- The UNE 0076 Specification provides a guide for the self-assessment of the Do No Significant Harm principle (DNSH), which is both useful for entities that intend to demonstrate compliance, and for those who are responsible for validation or verification.
- This document compiles the content of the existing guidelines, provides details on specific aspects and adds examples of self-assessment to facilitate their practical implementation.
- The DNSH principle is a necessary requirement in order to access European Next Generation funds, which will be providing 140,000 million euros in funding to organisations in the coming years, within the Spanish Government's Recovery, Transformation and Resilience Plan.
Madrid, 16 March 2023 - The Spanish Association for Standardization (UNE), today held a meeting at which experts presented the new UNE 0076 Specification, which provides a guide for the self-assessment of the Do No Significant Harm principle (DNSH), which is both useful for entities that intend to demonstrate compliance, and for those who are responsible for validation or verification. Moreover, funding programmes are increasingly demanding this principle, which makes it a key element for a multitude of organisations. This new standard will be available on 30 March on the UNE website.
The DNSH principle contains a series of criteria that seeks to avoid causing significant harm to the environment and its compliance is a necessary requirement in order to access European Next Generation funds, which will be providing 140,000 million euros to Spanish organisations over the next few years, within the Spanish Government's Recovery, Transformation and Resilience Plan.
This new standard compiles the content of the existing guidelines, provides details on specific aspects and includes a series of recommendations to facilitate organisations' work when preparing a self-assessment report on compliance with the DNSH principle. The following aspects of the document are included: The scope of the compliance assessment, the justification of the climate or environmental contribution of the measure, the criteria included in the taxonomy regulation (Regulation (EU) 2021/241) and its delegated acts, the specific criteria of the Recovery, Transformation and Resilience Plan, the annexes of the decision to execute the Recovery, Transformation and Resilience Plan and operational provisions; Channels for analysing exceptions applicable to ineligible activities and processing non-low impact activities.
The document also adds examples of self-assessment for specific cases such as R&D&I actions, non-low impact actions; low impact actions and actions that contribute to one of the environmental objectives.
The UNE 0076 Specification has been drawn up within the framework of a working group consisting of sector associations, large companies, public entities, compliance assessment bodies and consultants and universities, who have applied it in their particular field and enriched with the experience gained after the assessment and verification of the DNSH principle. In addition, although it is not mandatory for UNE Specifications, the process was submitted to public consultation with the aim of collecting as many contributions as possible from any of the interested parties.

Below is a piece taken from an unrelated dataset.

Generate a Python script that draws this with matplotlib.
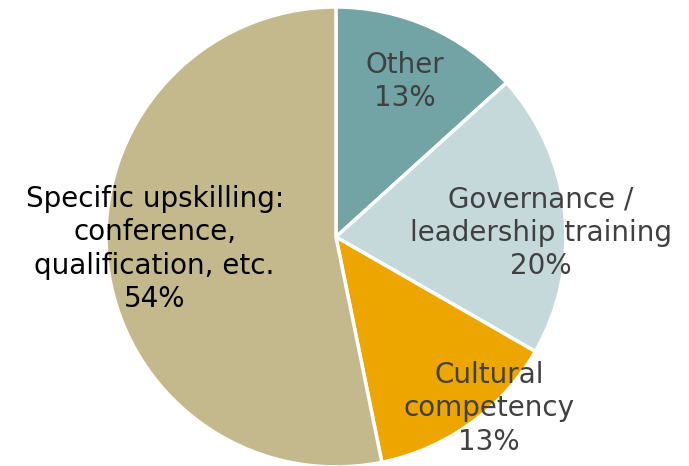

Standardisation is an effective way of responding to the challenges facing society and industry, harmonising best practices and providing reliable and consensual tools to legislators and public and private organisations.
Th meeting was attended by Paloma García (UNE); Adelaide Sacristán (COTEC Foundation for Innovation); Daniel Gallego and María Luisa López (ACIE-Spanish Certification Agency); Iván Moya (UNE); Marcos Escudero (Ministry of Industry, Trade and Tourism); José Luis Ortiz (Airbus Defence and Space Spain); María Luisa Merchán (Grupo Tragsa); and Roberto Martinez (Polytechnic University of Madrid).